Cluster synchronization in networks of distinct groups of maps

Abstract

In this paper, we study cluster synchronization in general bi-directed networks of nonidentical clusters, where all nodes in the same cluster share an identical map. Based on the transverse stability analysis, we present sufficient conditions for local cluster synchronization of networks. The conditions are composed of two factors: the common inter-cluster coupling, which ensures the existence of an invariant cluster synchronization manifold, and communication between each pair of nodes in the same cluster, which is necessary for chaos synchronization. Consequently, we propose a quantity to measure the cluster synchronizability for a network with respect to the given clusters via a function of the eigenvalues of the Laplacian corresponding to the generalized eigenspace transverse to the cluster synchronization manifold.

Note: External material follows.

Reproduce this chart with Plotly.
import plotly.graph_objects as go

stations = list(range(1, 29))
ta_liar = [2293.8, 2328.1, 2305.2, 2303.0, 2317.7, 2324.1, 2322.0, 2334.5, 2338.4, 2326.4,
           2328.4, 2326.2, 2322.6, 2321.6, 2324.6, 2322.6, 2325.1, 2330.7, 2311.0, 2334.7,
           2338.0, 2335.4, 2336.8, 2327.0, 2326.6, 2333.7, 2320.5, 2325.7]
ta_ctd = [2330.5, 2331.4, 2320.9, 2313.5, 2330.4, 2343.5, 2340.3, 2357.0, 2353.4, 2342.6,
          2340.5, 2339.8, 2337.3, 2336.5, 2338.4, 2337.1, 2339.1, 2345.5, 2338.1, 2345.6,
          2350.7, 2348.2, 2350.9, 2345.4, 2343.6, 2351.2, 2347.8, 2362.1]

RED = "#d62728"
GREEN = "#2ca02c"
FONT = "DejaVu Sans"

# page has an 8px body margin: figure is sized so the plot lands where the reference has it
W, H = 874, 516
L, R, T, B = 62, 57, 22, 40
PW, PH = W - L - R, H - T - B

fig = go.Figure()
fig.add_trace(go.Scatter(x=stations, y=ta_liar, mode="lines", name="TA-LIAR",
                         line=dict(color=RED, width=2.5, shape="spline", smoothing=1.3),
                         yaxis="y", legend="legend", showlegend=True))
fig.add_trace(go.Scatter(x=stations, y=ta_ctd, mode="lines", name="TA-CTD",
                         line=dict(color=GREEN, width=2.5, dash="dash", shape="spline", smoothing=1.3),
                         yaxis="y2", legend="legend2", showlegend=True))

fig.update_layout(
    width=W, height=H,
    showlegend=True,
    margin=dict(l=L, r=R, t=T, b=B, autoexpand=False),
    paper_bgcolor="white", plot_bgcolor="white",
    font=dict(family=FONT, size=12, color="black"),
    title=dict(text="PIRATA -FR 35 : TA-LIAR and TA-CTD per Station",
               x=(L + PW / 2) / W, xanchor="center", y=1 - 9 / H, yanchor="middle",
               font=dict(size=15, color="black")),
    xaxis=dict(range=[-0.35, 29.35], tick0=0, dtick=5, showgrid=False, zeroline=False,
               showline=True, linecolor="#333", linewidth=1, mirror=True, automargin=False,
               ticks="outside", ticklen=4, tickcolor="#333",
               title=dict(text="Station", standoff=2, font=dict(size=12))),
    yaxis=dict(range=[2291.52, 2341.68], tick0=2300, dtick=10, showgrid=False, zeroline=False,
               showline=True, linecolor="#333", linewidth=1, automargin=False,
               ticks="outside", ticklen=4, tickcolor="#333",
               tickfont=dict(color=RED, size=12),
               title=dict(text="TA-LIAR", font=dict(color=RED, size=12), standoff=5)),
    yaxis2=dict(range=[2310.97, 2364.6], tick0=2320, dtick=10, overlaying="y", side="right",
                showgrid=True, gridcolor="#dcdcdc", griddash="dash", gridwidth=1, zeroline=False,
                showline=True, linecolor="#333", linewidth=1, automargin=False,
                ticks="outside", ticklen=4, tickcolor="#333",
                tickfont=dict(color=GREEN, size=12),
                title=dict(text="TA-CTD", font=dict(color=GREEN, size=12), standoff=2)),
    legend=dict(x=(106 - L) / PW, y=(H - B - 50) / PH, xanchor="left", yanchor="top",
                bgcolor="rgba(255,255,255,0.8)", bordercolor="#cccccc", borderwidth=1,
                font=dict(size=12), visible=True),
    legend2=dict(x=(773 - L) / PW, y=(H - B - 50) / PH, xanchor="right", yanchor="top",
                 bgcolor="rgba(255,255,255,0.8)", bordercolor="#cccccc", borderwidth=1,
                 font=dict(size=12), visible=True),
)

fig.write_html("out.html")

Then, we discuss the clustering synchronous dynamics and cluster synchronizability for four artificial network models: (i) p-nearest-neighborhood graph; (ii) random clustering graph; (iii) bipartite random graph; (iv) degree-preferred growing clustering network. From these network models, we are to reveal how the intra-cluster and inter-cluster links affect the cluster synchronizability. By numerical examples, we find that for the first model, the cluster synchronizability regularly enhances with the increase of p, yet for the other three models, when the ratio of intra-cluster links and the inter-cluster links reaches certain quantity, the clustering synchronizability reaches maximal.